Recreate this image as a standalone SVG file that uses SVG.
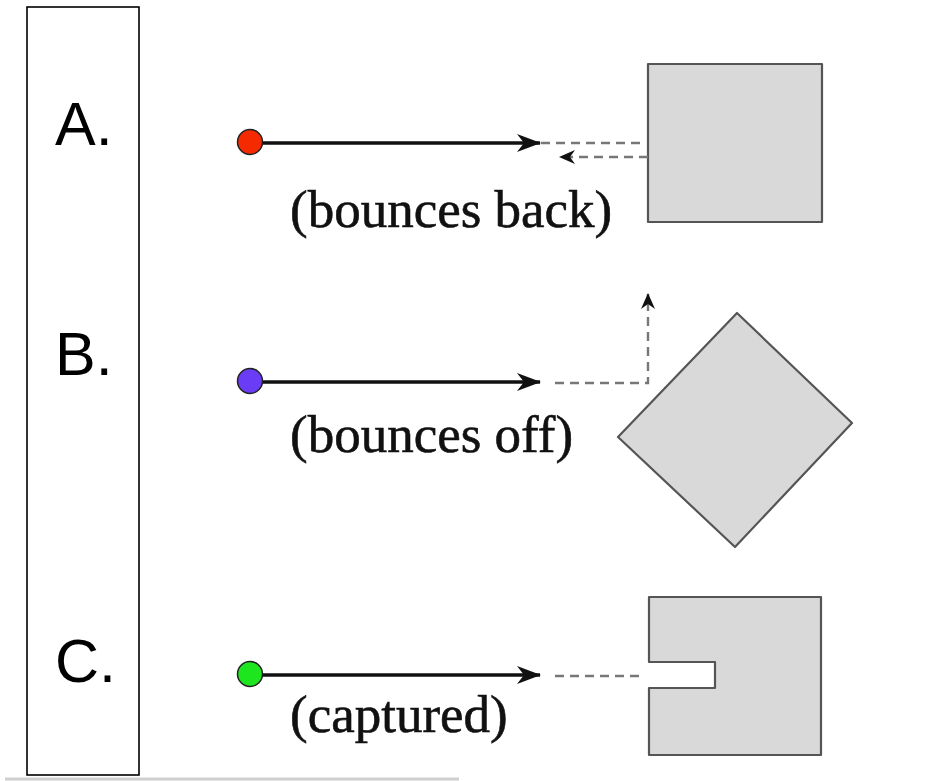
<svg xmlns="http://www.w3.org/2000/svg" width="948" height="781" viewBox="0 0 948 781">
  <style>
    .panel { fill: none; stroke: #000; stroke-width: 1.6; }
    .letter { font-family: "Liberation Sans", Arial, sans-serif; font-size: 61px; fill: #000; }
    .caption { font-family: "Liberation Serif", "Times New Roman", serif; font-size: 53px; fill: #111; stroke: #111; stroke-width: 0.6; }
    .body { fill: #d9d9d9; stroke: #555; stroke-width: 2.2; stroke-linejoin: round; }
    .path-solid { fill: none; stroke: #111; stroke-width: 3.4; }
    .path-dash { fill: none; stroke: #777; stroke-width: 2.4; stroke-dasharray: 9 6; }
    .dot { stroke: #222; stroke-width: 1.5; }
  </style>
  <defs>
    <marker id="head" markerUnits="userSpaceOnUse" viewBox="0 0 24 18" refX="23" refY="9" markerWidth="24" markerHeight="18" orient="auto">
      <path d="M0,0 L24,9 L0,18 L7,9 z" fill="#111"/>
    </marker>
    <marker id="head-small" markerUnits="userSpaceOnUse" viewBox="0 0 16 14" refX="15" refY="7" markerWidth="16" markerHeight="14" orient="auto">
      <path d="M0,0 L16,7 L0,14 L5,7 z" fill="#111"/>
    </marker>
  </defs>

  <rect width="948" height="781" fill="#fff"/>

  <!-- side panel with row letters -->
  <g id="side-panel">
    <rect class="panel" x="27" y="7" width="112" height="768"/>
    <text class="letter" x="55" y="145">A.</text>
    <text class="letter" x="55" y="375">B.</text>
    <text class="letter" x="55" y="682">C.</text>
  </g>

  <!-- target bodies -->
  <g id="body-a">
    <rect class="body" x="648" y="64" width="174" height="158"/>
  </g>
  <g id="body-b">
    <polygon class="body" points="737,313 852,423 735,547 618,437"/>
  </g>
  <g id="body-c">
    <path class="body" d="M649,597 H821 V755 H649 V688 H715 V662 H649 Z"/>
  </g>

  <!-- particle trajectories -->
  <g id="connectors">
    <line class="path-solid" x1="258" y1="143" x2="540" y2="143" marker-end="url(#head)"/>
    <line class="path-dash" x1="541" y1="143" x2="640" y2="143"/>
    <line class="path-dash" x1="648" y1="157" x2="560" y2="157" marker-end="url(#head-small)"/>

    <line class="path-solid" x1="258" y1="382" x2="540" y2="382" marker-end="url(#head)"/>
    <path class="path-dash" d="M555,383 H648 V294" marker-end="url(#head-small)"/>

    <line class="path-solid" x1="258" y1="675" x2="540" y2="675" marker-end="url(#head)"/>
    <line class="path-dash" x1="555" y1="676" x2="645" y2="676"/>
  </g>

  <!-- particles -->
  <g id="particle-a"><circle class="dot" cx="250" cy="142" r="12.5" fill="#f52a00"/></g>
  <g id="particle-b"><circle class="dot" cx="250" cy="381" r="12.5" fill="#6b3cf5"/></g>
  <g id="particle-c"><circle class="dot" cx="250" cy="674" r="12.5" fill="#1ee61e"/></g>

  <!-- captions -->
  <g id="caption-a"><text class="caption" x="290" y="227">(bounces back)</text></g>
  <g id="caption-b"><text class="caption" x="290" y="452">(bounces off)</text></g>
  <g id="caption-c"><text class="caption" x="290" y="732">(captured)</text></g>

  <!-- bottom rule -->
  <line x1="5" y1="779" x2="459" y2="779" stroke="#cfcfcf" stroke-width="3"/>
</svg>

----------------

## WHAT THE EXERCISE ASKS
Omit the pictures and reproduce the listing exactly.

## EXERCISE SOLUTION
Recreate this image as a standalone SVG file that uses SVG.
<svg xmlns="http://www.w3.org/2000/svg" width="948" height="781" viewBox="0 0 948 781">
  <style>
    .panel { fill: none; stroke: #000; stroke-width: 1.6; }
    .letter { font-family: "Liberation Sans", Arial, sans-serif; font-size: 61px; fill: #000; }
    .caption { font-family: "Liberation Serif", "Times New Roman", serif; font-size: 53px; fill: #111; stroke: #111; stroke-width: 0.6; }
    .body { fill: #d9d9d9; stroke: #555; stroke-width: 2.2; stroke-linejoin: round; }
    .path-solid { fill: none; stroke: #111; stroke-width: 3.4; }
    .path-dash { fill: none; stroke: #777; stroke-width: 2.4; stroke-dasharray: 9 6; }
    .dot { stroke: #222; stroke-width: 1.5; }
  </style>
  <defs>
    <marker id="head" markerUnits="userSpaceOnUse" viewBox="0 0 24 18" refX="23" refY="9" markerWidth="24" markerHeight="18" orient="auto">
      <path d="M0,0 L24,9 L0,18 L7,9 z" fill="#111"/>
    </marker>
    <marker id="head-small" markerUnits="userSpaceOnUse" viewBox="0 0 16 14" refX="15" refY="7" markerWidth="16" markerHeight="14" orient="auto">
      <path d="M0,0 L16,7 L0,14 L5,7 z" fill="#111"/>
    </marker>
  </defs>

  <rect width="948" height="781" fill="#fff"/>

  <!-- side panel with row letters -->
  <g id="side-panel">
    <rect class="panel" x="27" y="7" width="112" height="768"/>
    <text class="letter" x="55" y="145">A.</text>
    <text class="letter" x="55" y="375">B.</text>
    <text class="letter" x="55" y="682">C.</text>
  </g>

  <!-- target bodies -->
  <g id="body-a">
    <rect class="body" x="648" y="64" width="174" height="158"/>
  </g>
  <g id="body-b">
    <polygon class="body" points="737,313 852,423 735,547 618,437"/>
  </g>
  <g id="body-c">
    <path class="body" d="M649,597 H821 V755 H649 V688 H715 V662 H649 Z"/>
  </g>

  <!-- particle trajectories -->
  <g id="connectors">
    <line class="path-solid" x1="258" y1="143" x2="540" y2="143" marker-end="url(#head)"/>
    <line class="path-dash" x1="541" y1="143" x2="640" y2="143"/>
    <line class="path-dash" x1="648" y1="157" x2="560" y2="157" marker-end="url(#head-small)"/>

    <line class="path-solid" x1="258" y1="382" x2="540" y2="382" marker-end="url(#head)"/>
    <path class="path-dash" d="M555,383 H648 V294" marker-end="url(#head-small)"/>

    <line class="path-solid" x1="258" y1="675" x2="540" y2="675" marker-end="url(#head)"/>
    <line class="path-dash" x1="555" y1="676" x2="645" y2="676"/>
  </g>

  <!-- particles -->
  <g id="particle-a"><circle class="dot" cx="250" cy="142" r="12.5" fill="#f52a00"/></g>
  <g id="particle-b"><circle class="dot" cx="250" cy="381" r="12.5" fill="#6b3cf5"/></g>
  <g id="particle-c"><circle class="dot" cx="250" cy="674" r="12.5" fill="#1ee61e"/></g>

  <!-- captions -->
  <g id="caption-a"><text class="caption" x="290" y="227">(bounces back)</text></g>
  <g id="caption-b"><text class="caption" x="290" y="452">(bounces off)</text></g>
  <g id="caption-c"><text class="caption" x="290" y="732">(captured)</text></g>

  <!-- bottom rule -->
  <line x1="5" y1="779" x2="459" y2="779" stroke="#cfcfcf" stroke-width="3"/>
</svg>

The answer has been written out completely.